The generated repository is always in sync with the structural expectations of the generation process of the toolchain. It is thus a good candidate to take the information from.

The script /scripts/turn2raw.sh is a script that turns all publication points in a file to publication points of this type.

variant 2 - versionless

This variant expresses a reference from one path to another path

 {
        "urlref":"/doc/applicatieprofile/<SPECIFICATION>/",
        "seealso": "/doc/applicationprofile/<SPECIFICATION>/<VERSION>",
        "disabled" : boolean
        "type": "<SPECIFICATION_TYPE>"        <-- values are ap/voc

    },

variant 2 - publication points fields

  • urlref : the relative url on which the specification will be published. The absolute url is config.hostname + urlref. This is also the path where the specification is written to on the generated repository.
  • seealso : the source path from where the data is comming from
  • disabled: a boolean indicating if the the publication point should be processed.
  • type: determines the type of the specification. Based on the type generated artifacts from this specification are copied to a common central place in the generated repository. Should match the type of the specification otherwise the toolchain processing will fail.

variant 2 - implementation considerations

The reference is implemented in the toolchain as an internal copy. Therefore the content can only be updated when the source (seealso) is part of the execution process of the toolchain. The absence of the source will lead to a toolchain processing error.

This publication point supports the usecase for:

  • versionless URLs for a specification
  • publication on different paths, in particulary for vocabularies with dereferenceable URIs. Usually these have a different URL location then the html representation of the application profiles or vocabularies.

Triggering an execution of the toolchain.

The toolchain is triggered one each commit in the publication environment. The publication environment is monitored by the CI/CD tool CIRCLECI. The impact and amount of work depends on the commit.

  • A commit containing only a change to one or more publication points will lead to only processing those affected publication points. If the change in publication point will not lead to a change in the specification only the commit tag of this execution is changed.
  • Any change to a file outside publication points will reprocess all publication points specified in the publication repository.

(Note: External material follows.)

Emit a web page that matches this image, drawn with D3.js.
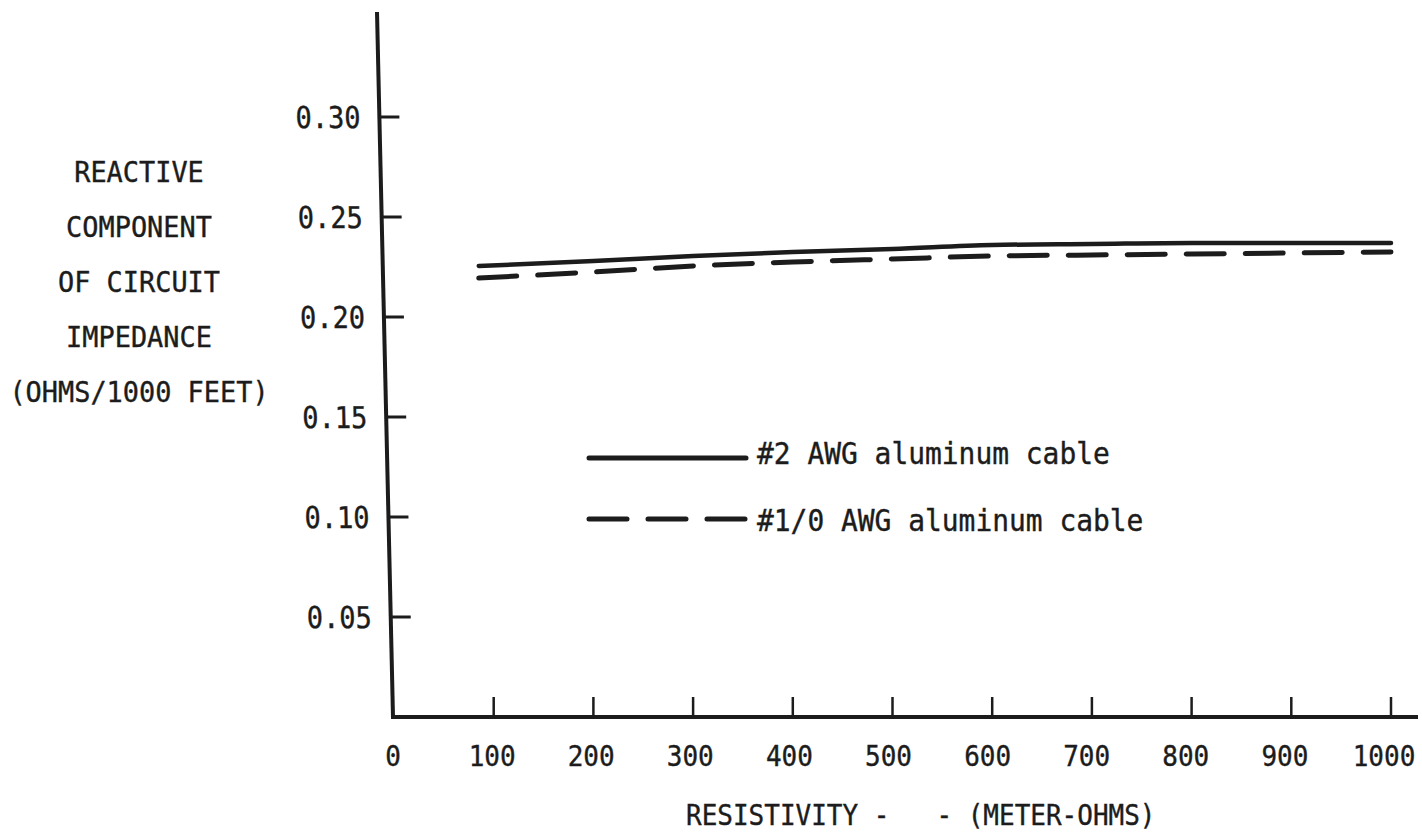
<!DOCTYPE html>
<html>
<head>
<meta charset="utf-8">
<script src="https://cdn.jsdelivr.net/npm/d3@7"></script>
<style>
body { margin: 0; background: #fff; }
text { font-family: "DejaVu Sans Mono", monospace; fill: #1c1c1c; stroke: #1c1c1c; stroke-width: 0.4; }
</style>
</head>
<body>
<div id="container"></div>
<script>
// values
let resistivity = [85, 200, 300, 400, 500, 600, 700, 800, 900, 1000];
let awg2 = [0.2255, 0.228, 0.2305, 0.2325, 0.234, 0.236, 0.2365, 0.237, 0.237, 0.237];
let awg10 = [0.2195, 0.2225, 0.2255, 0.2275, 0.229, 0.2305, 0.231, 0.2315, 0.232, 0.2325];

let xTicks = [0, 100, 200, 300, 400, 500, 600, 700, 800, 900, 1000];
let yTicks = [0.05, 0.10, 0.15, 0.20, 0.25, 0.30];
let yTitle = ["REACTIVE", "COMPONENT", "OF CIRCUIT", "IMPEDANCE", "(OHMS/1000 FEET)"];
let xTitle = "RESISTIVITY -   - (METER-OHMS)";
let seriesNames = ["#2 AWG aluminum cable", "#1/0 AWG aluminum cable"];

const width = 1422;
const height = 835;
const ink = "#1c1c1c";

let svg = d3.select("#container").append("svg")
	.attr("width", width)
	.attr("height", height);

// typewriter text is taller than it is wide, squeeze the mono font to the cell width
function typed(sel, size, cell){
	sel.attr("font-size", size)
		.attr("textLength", d => String(d).length * cell)
		.attr("lengthAdjust", "spacingAndGlyphs");
}

let x = d3.scaleLinear().domain([0, 1000]).range([394, 1391]);
// typed labels sit a touch left of their ticks
let xLabel = d3.scaleLinear().domain([0, 1000]).range([393, 1384]);
let y = d3.scaleLinear().domain([0, 0.30]).range([717, 117]);

// the scan leans a little, so the y axis is skewed about the origin
let yAxis = svg.append("g")
	.attr("transform", "translate(393,717) skewX(1.3) translate(0,-717)");

yAxis.append("line")
	.attr("x1", 0).attr("x2", 0)
	.attr("y1", y(0.3525)).attr("y2", y(0) + 2)
	.attr("stroke", ink).attr("stroke-width", 4);

yAxis.selectAll(".ytick").data(yTicks).join("line")
	.attr("x1", 0).attr("x2", 20)
	.attr("y1", d => y(d)).attr("y2", d => y(d))
	.attr("stroke", ink).attr("stroke-width", 3);

yAxis.selectAll(".ylab").data(yTicks.map(d3.format(".2f"))).join("text")
	.attr("x", -19)
	.attr("y", (d, i) => y(yTicks[i]))
	.attr("dy", "0.36em")
	.attr("text-anchor", "end")
	.text(d => d)
	.call(typed, 30, 16.25);

// x axis
svg.append("line")
	.attr("x1", 391).attr("x2", 1418)
	.attr("y1", y(0)).attr("y2", y(0))
	.attr("stroke", ink).attr("stroke-width", 4);

svg.selectAll(".xtick").data(xTicks.slice(1)).join("line")
	.attr("x1", d => x(d)).attr("x2", d => x(d))
	.attr("y1", y(0)).attr("y2", y(0) - 20)
	.attr("stroke", ink).attr("stroke-width", 2.5);

svg.selectAll(".xlab").data(xTicks).join("text")
	.attr("x", d => xLabel(d))
	.attr("y", 756)
	.attr("dy", "0.36em")
	.attr("text-anchor", "middle")
	.text(d => d)
	.call(typed, 29, 15.65);

svg.selectAll(".xtitle").data([xTitle]).join("text")
	.attr("x", 686)
	.attr("y", 815)
	.attr("dy", "0.36em")
	.style("white-space", "pre")
	.text(d => d)
	.call(typed, 29, 15.65);

svg.selectAll(".ytitle").data(yTitle).join("text")
	.attr("x", 139)
	.attr("y", (d, i) => 172 + i * 55)
	.attr("dy", "0.36em")
	.attr("text-anchor", "middle")
	.text(d => d)
	.call(typed, 29, 16.2);

// the two cable curves
let line = d3.line()
	.x((d, i) => x(resistivity[i]))
	.y(d => y(d))
	.curve(d3.curveMonotoneX);

svg.append("path")
	.attr("d", line(awg2))
	.attr("fill", "none")
	.attr("stroke", ink)
	.attr("stroke-width", 4.5)
	.attr("stroke-linecap", "round");

svg.append("path")
	.attr("d", line(awg10))
	.attr("fill", "none")
	.attr("stroke", ink)
	.attr("stroke-width", 5)
	.attr("stroke-dasharray", "38,21")
	.attr("stroke-linecap", "round");

// legend
let legend = svg.append("g");
let dashes = [null, "38,21"];
legend.selectAll("line").data(seriesNames).join("line")
	.attr("x1", 589).attr("x2", 746)
	.attr("y1", (d, i) => 458 + i * 61).attr("y2", (d, i) => 458 + i * 61)
	.attr("stroke", ink)
	.attr("stroke-width", 5)
	.attr("stroke-linecap", "round")
	.attr("stroke-dasharray", (d, i) => dashes[i]);

legend.selectAll("text").data(seriesNames).join("text")
	.attr("x", 757)
	.attr("y", (d, i) => 453 + i * 67)
	.attr("dy", "0.36em")
	.text(d => d)
	.call(typed, 30, 16.8);
</script>
</body>
</html>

A change in a publication point is defined as a change in a value for a field w.r.t. the previous successful execution of the toolchain. Or as the addition or removal of a field to a publication point. This last case becomes handy when the editors used branches instead of commit/tags for the branchtag field. Adding a field dummy and bumping a number in that one will trigger the toolchain execution. It avoids the search for a value commit hash or the creation of a tag while editing a specification. The commit to the publication environment corresponding to the last successful execution is stored the generated repository. So failed executions of the toolchain will accumulate the changes until an execution is successful.

Sometimes it might be needed to reprocess the whole publication repository. For instance to cleanup the generated repository. The toolchain execution is an additive process: it adds or updates the content of directories and files in the generated repository. Deleting publication points from the generated repository can only be done by triggering a full rebuild. To initiate that process, the dummy file /config/trigger.all exists. This file is not a publication point file and thus a change to it will trigger a rebuild.

Multi environment configuration

The publication points are stored in files with extension publication.json. Each file is a list of publication points.

Over time, a single list containing publication points from many different thema repositories becomes hard to maintain. Also, usually the are different stages of the publication environment: commonly there are a production, test and development environment. The toolchain supports multiple environments by configuring for each environment a branch in the publication repository. This multiple environment creates an additional maintenance challenge: namely to understand the difference between published publication points across environments. Ideally, understanding the differences should be supported by the git source control tool. Github implements the notion of pull requests where a collection of changes can be propagated from one branch to another.
Therefore the toolchain allows to organise the publication points in directories and many files.

The toolchain supports 3 directories /config/dev, /config/test and /config/prod containing publication points files. In the /config/config.json, the pubicationpoints defines which directories are taken into account for the generation process by the toolchain. Default settings are for the branches:

  • branch production : ['prod']
  • branch test : ['test', 'prod']
  • branch dev : ['dev', 'test', 'prod'] Using this setup the following guideline can be followed:
  • publication points published on the production environment should be configured in the /config/prod directory
  • publication points solely published on the test environment should be configured in the /config/test directory
  • publication points solely published on the development environment should be configured in the /config/prod directory In each directory one can have a file called <thema>.publication.json containing the publication points for that thema published in that environment. Then if an editor is working on a specification in the development environment, the configuration of publication point in /config/dev/<thema>.publication.json is adapted. When this work is finished, the editor removes the publication point from the file /config/dev/<thema>.publication.js and inserts it in to the file of the test environment on the development branch: /config/test/<thema>.publication.js . The removal is important as the toolchain assumes a unique identity for each publication point (see above). During the execution of the toolchain, a global list of to be processed publication points will be created and that assumes that a single occurance of each publication point. When this is successful, the change in the file /config/test/<thema>.publication.js can be propagated to the test environment. On the test branch the same procedure can be applied to publish it on the production branch.

This setup also supports toolchain maintainers when propagating changes to layout or updates to the processing, as it much easier to create an incremental update and isolate problematic cases.

Disaster recovery & operational resources

The setup of the toolchain is designed to consume minimal amount of operational costs. As all activity is done through source version control, the maintainers of the toolchain the publication environment obtain a very resiliant system. The sole single point of failure is the source control system, in this case github. The generated repository is the history of the publication environment. Loosing access to this repository is not entirely critical as the complete state can be recreated from the publication repository. Similary loosing control of the publication environment is not critical as the generated repository contains the state of the publication environment the form of the result of the transformation process.

More critical is loosing access to the thema repositories, as these contain the UML documents wich form the basis for the specifications. However with the necessary effort a UML document corresponding to the generated specification can be created.